■ **Collected material**:
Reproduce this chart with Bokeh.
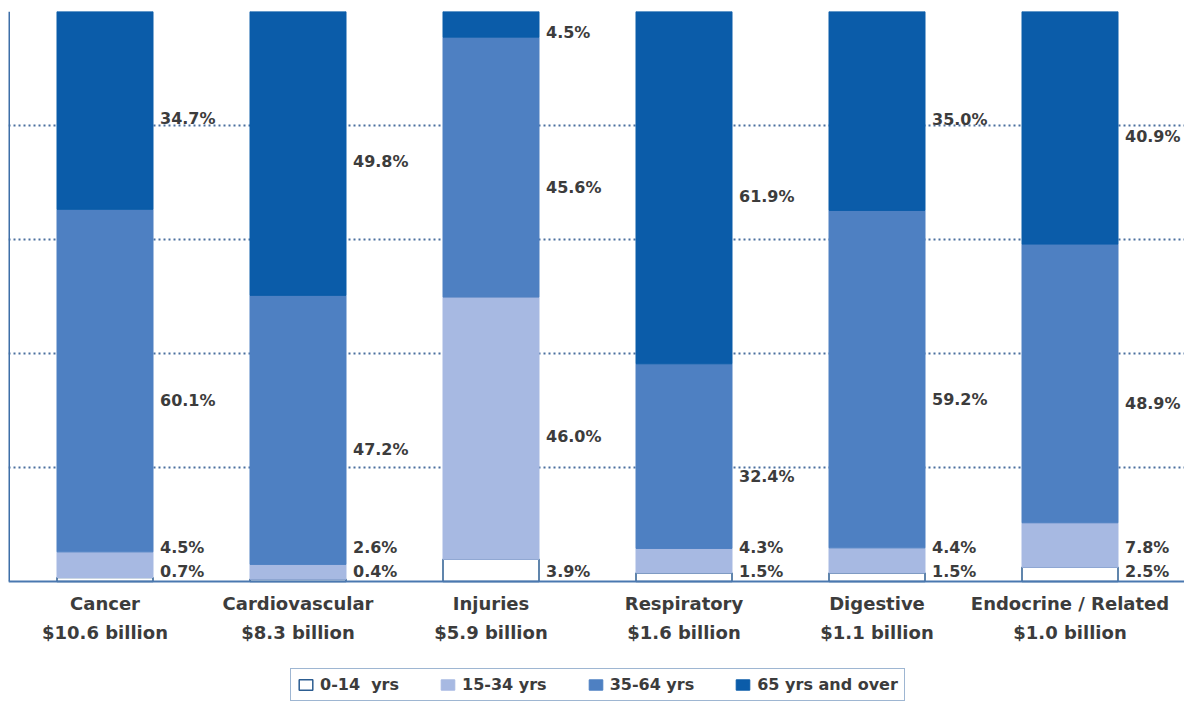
from bokeh.plotting import figure
from bokeh.models import (ColumnDataSource, Range1d, FixedTicker, Legend, LegendItem, Span)
from bokeh.core.properties import value
from bokeh.embed import file_html
from bokeh.resources import INLINE

categories = ["Cancer", "Cardiovascular", "Injuries", "Respiratory", "Digestive", "Endocrine / Related"]
costs = ["$10.6 billion", "$8.3 billion", "$5.9 billion", "$1.6 billion", "$1.1 billion", "$1.0 billion"]
age_0_14 = [0.7, 0.4, 3.9, 1.5, 1.5, 2.5]
age_15_34 = [4.5, 2.6, 46.0, 4.3, 4.4, 7.8]
age_35_64 = [60.1, 47.2, 45.6, 32.4, 59.2, 48.9]
age_65_plus = [34.7, 49.8, 4.5, 61.9, 35.0, 40.9]
series_names = ["0-14  yrs", "15-34 yrs", "35-64 yrs", "65 yrs and over"]
grid_ticks = [20, 40, 60, 80, 100]

fills = ["#ffffff", "#a7b9e2", "#4e80c2", "#0b5ca9"]
lines = ["#2c5d91", "#a7b9e2", "#4e80c2", "#0b5ca9"]
FONT = "DejaVu Sans"
TXT = "#3c3c3c"

n = len(categories)
centers = [i + 0.5 for i in range(n)]
CAT_PX = 193
FRAME_W = 1176
PLOT_H = 570          # pixels for 0..100 %
BELOW_H = 121         # pixels under the 0 line for labels and legend
PX_PER_UNIT = PLOT_H / 100
bar_w = 96 / CAT_PX

p = figure(frame_width=FRAME_W, frame_height=PLOT_H + BELOW_H,
           x_range=Range1d(0, FRAME_W / CAT_PX),
           y_range=Range1d(-BELOW_H / PX_PER_UNIT, 100), output_backend="svg", toolbar_location=None,
           min_border_left=8, min_border_right=0, min_border_top=11, min_border_bottom=0)
p.outline_line_color = None
p.xaxis.visible = False
p.yaxis.visible = False
p.xgrid.visible = False
p.ygrid.ticker = FixedTicker(ticks=grid_ticks)
p.ygrid.grid_line_color = "#4a6f9e"
p.ygrid.grid_line_width = 2
p.ygrid.grid_line_dash = "2 3"

all_series = [age_0_14, age_15_34, age_35_64, age_65_plus]
bottoms = [0.0] * n
renderers = []
lab_x, lab_y, lab_t = [], [], []
for k, vals in enumerate(all_series):
    tops = [min(100.0, b + v) for b, v in zip(bottoms, vals)]
    src = ColumnDataSource(dict(x=centers, bottom=bottoms, top=tops))
    r = p.vbar(x="x", bottom="bottom", top="top", width=bar_w, source=src,
               fill_color=fills[k], line_color=lines[k], line_width=1.5 if k == 0 else 1)
    renderers.append(r)
    for i in range(n):
        mid = (bottoms[i] + tops[i]) / 2
        if k == 0:
            y = 1.8
        elif k == 1:
            y = 6.0 if vals[i] < 10 else mid - 1.5
        elif k == 2:
            y = mid - 3.5
        else:
            y = mid - 1.5
        lab_x.append(centers[i] + bar_w / 2 + 7 / CAT_PX)
        lab_y.append(y)
        lab_t.append(f"{vals[i]:.1f}%")
    bottoms = tops

p.text(x=lab_x, y=lab_y, text=lab_t, text_font=value(FONT), text_font_style="bold",
       text_font_size="16px", text_color=TXT, text_baseline="middle", text_align="left")

# category labels (two lines) under the baseline
p.text(x=centers, y=[-22 / PX_PER_UNIT] * n, text=categories, text_font=value(FONT),
       text_font_style="bold", text_font_size="18px", text_color=TXT,
       text_baseline="middle", text_align="center")
p.text(x=centers, y=[-51 / PX_PER_UNIT] * n, text=costs, text_font=value(FONT),
       text_font_style="bold", text_font_size="18px", text_color=TXT,
       text_baseline="middle", text_align="center")

# axis lines
p.add_layout(Span(location=0, dimension="width", line_color="#4a78b0", line_width=2))
p.segment(x0=[0], y0=[0], x1=[0], y1=[100], line_color="#3e6fa8", line_width=3)

legend = Legend(items=[LegendItem(label=s, renderers=[r]) for s, r in zip(series_names, renderers)],
                orientation="horizontal", location=(282, 1))
legend.border_line_color = "#3d6ea6"
legend.border_line_width = 1.5
legend.label_text_font = FONT
legend.label_text_font_style = "bold"
legend.label_text_font_size = "16px"
legend.label_text_color = TXT
legend.glyph_width = 17
legend.glyph_height = 13
legend.label_standoff = 6
legend.spacing = 40
legend.padding = 6
legend.margin = 0
p.add_layout(legend, "center")

open("out.html", "w").write(file_html(p, INLINE))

■ **What is expected**:
Take the material above from its first line through the line holding "bar_w = 96 / CAT_PX" and set it down exactly, without the pictures.

■ **Output below**:
Reproduce this chart with Bokeh.
from bokeh.plotting import figure
from bokeh.models import (ColumnDataSource, Range1d, FixedTicker, Legend, LegendItem, Span)
from bokeh.core.properties import value
from bokeh.embed import file_html
from bokeh.resources import INLINE

categories = ["Cancer", "Cardiovascular", "Injuries", "Respiratory", "Digestive", "Endocrine / Related"]
costs = ["$10.6 billion", "$8.3 billion", "$5.9 billion", "$1.6 billion", "$1.1 billion", "$1.0 billion"]
age_0_14 = [0.7, 0.4, 3.9, 1.5, 1.5, 2.5]
age_15_34 = [4.5, 2.6, 46.0, 4.3, 4.4, 7.8]
age_35_64 = [60.1, 47.2, 45.6, 32.4, 59.2, 48.9]
age_65_plus = [34.7, 49.8, 4.5, 61.9, 35.0, 40.9]
series_names = ["0-14  yrs", "15-34 yrs", "35-64 yrs", "65 yrs and over"]
grid_ticks = [20, 40, 60, 80, 100]

fills = ["#ffffff", "#a7b9e2", "#4e80c2", "#0b5ca9"]
lines = ["#2c5d91", "#a7b9e2", "#4e80c2", "#0b5ca9"]
FONT = "DejaVu Sans"
TXT = "#3c3c3c"

n = len(categories)
centers = [i + 0.5 for i in range(n)]
CAT_PX = 193
FRAME_W = 1176
PLOT_H = 570          # pixels for 0..100 %
BELOW_H = 121         # pixels under the 0 line for labels and legend
PX_PER_UNIT = PLOT_H / 100
bar_w = 96 / CAT_PX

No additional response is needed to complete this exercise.